How do we encode missing categorical values?

Hi,
I’m a beginner so please bear with me for this question.

I have been trying to use XGBoost to handle the missing values in my data. I have a column (categorical) that has quite a few NaN values. From what I read online, we don’t have to handle the missing values but XGB handles it.

# fit model no training data
model = XGBClassifier(enable_categorical=True)
model.fit(X_train, y_train)

But when I run it with my dataset, I get this error.

ValueError: DataFrame.dtypes for data must be int, float, bool or categorical.  When
                categorical type is supplied, DMatrix parameter
                `enable_categorical` must be set to `True`.STATE, OCCUPATION, INCOME_GROUP

STATE, OCCUPATION, INCOME_GROUP are my categorical variables as it is without encoding and having missing values.

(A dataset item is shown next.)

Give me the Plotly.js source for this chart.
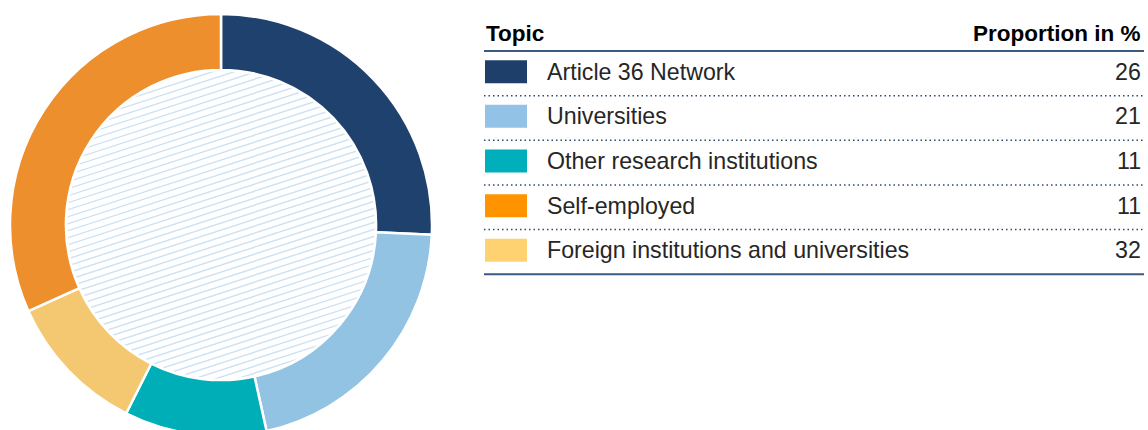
<!DOCTYPE html>
<html>
<head>
<meta charset="utf-8">
<script src="https://cdn.plot.ly/plotly-3.0.1.min.js"></script>
<style>
  html, body { margin: 0; padding: 0; overflow: hidden; background: #fff; }
  #chart { width: 1148px; height: 450px; }
</style>
</head>
<body>
<div id="chart"></div>
<script>
// ---- data ----
const topics = ["Article 36 Network", "Universities", "Other research institutions", "Self-employed", "Foreign institutions and universities"];
const proportions = [26, 21, 11, 11, 32];
const legendColors = ["#1F3F6B", "#92C3E7", "#00AEBC", "#FF9300", "#FFD271"];
const donutColors = ["#1F416D", "#92C3E3", "#00AEB8", "#F4C870", "#EE8F2E"];
const headerTopic = "Topic";
const headerValue = "Proportion in %";

// ---- layout geometry ----
const W = 1148, H = 450;
const cx = 221, cy = 225, rOut = 211, hole = 0.735;
const rIn = rOut * hole;

// hatch pattern for the donut centre (decoration)
function hatchSvg(r) {
  const d = 2 * r;
  let lines = "";
  const rise = (d + 40) * Math.tan(18 * Math.PI / 180);
  for (let y0 = 0; y0 <= d + rise + 10; y0 += 7) {
    lines += `<line x1='-20' y1='${y0.toFixed(2)}' x2='${d + 20}' y2='${(y0 - rise).toFixed(2)}'/>`;
  }
  const svg = `<svg xmlns='http://www.w3.org/2000/svg' width='${d}' height='${d}' viewBox='0 0 ${d} ${d}'>` +
    `<defs><clipPath id='c'><circle cx='${r}' cy='${r}' r='${r - 1}'/></clipPath></defs>` +
    `<g clip-path='url(#c)' stroke='#CCE1F4' stroke-width='1.4'>${lines}</g></svg>`;
  return "data:image/svg+xml;charset=utf-8," + encodeURIComponent(svg);
}

const pie = {
  type: "pie",
  values: proportions,
  labels: topics,
  sort: false,
  direction: "clockwise",
  rotation: 0,
  hole: hole,
  textinfo: "none",
  hoverinfo: "label+value",
  marker: { colors: donutColors, line: { color: "#FFFFFF", width: 2.5 } },
  domain: {
    x: [(cx - rOut) / W, (cx + rOut) / W],
    y: [1 - (cy + rOut) / H, 1 - (cy - rOut) / H]
  },
  showlegend: false
};

// ---- table built from data ----
const tableLeft = 484, tableRight = 1144;
const headerLineY = 51, rowH = 44.65;
const swatchX0 = 485, swatchX1 = 527, swatchH = 23;
const textX = 545, valueX = 1143;
const fontFam = "Liberation Sans, Arial, Helvetica, sans-serif";

const shapes = [];
const annotations = [];

shapes.push({ type: "line", xref: "x", yref: "y", x0: tableLeft, x1: tableRight, y0: headerLineY, y1: headerLineY,
  line: { color: "#3B5A82", width: 2 } });
annotations.push({ xref: "x", yref: "y", x: 484, y: 33, xanchor: "left", yanchor: "middle", showarrow: false,
  text: "<b>" + headerTopic + "</b>", font: { family: fontFam, size: 22.5, color: "#000" } });
annotations.push({ xref: "x", yref: "y", x: valueX, y: 33, xanchor: "right", yanchor: "middle", showarrow: false,
  text: "<b>" + headerValue + "</b>", font: { family: fontFam, size: 22.5, color: "#000" } });

topics.forEach((t, i) => {
  const top = headerLineY + rowH * i;
  const mid = top + 20.7;
  shapes.push({ type: "rect", xref: "x", yref: "y", x0: swatchX0, x1: swatchX1, y0: mid - swatchH / 2, y1: mid + swatchH / 2,
    fillcolor: legendColors[i], line: { width: 0 } });
  annotations.push({ xref: "x", yref: "y", x: textX, y: mid, xanchor: "left", yanchor: "middle", showarrow: false,
    text: t, font: { family: fontFam, size: 23.2, color: "#262626" } });
  annotations.push({ xref: "x", yref: "y", x: valueX, y: mid, xanchor: "right", yanchor: "middle", showarrow: false,
    text: String(proportions[i]), font: { family: fontFam, size: 23.2, color: "#262626" } });
  const yb = top + rowH;
  if (i < topics.length - 1) {
    shapes.push({ type: "line", xref: "x", yref: "y", x0: tableLeft, x1: tableRight, y0: yb, y1: yb,
      line: { color: "#2C4A72", width: 1.5, dash: "1.5px,3px" } });
  } else {
    shapes.push({ type: "line", xref: "x", yref: "y", x0: tableLeft, x1: tableRight, y0: yb, y1: yb,
      line: { color: "#3B5A82", width: 2 } });
  }
});

const layout = {
  width: W, height: H,
  margin: { l: 0, r: 0, t: 0, b: 0 },
  paper_bgcolor: "#FFFFFF",
  plot_bgcolor: "rgba(0,0,0,0)",
  xaxis: { range: [0, W], visible: false, fixedrange: true },
  yaxis: { range: [H, 0], visible: false, fixedrange: true },
  shapes: shapes,
  annotations: annotations,
  images: [{
    source: hatchSvg(rIn),
    xref: "paper", yref: "paper",
    x: (cx - rIn) / W, y: 1 - (cy - rIn) / H,
    sizex: 2 * rIn / W, sizey: 2 * rIn / H,
    xanchor: "left", yanchor: "top",
    sizing: "stretch", layer: "below"
  }],
  showlegend: false
};

Plotly.newPlot("chart", [pie], layout, { displayModeBar: false, staticPlot: true });
</script>
</body>
</html>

Do I have to encode my categorical data? Or is there some other way so that I can pass my data to this classifier?

I’m not sure how to encode my data because it has NaNs in it. Can someone please help me with this?

XGBClassifier(enable_categorical=True)

This parameter is only added a few days ago and hasn’t been released yet, don’t use it. :wink:

Do I have to encode my categorical data?

For now yes. There are plenty of encoding methods you can try with sklearn first, from basic one-hot encoding to target encoding.

I’m not sure how to encode my data because it has NaNs in it.

  • You can impute the data before encoding.
  • Or you can remove those rows before running encoding, and put them back afterward with NaN filled in corresponding columns and let XGBoost handle them.
1 Like

Thank you very much for this response. I’ll work on it now.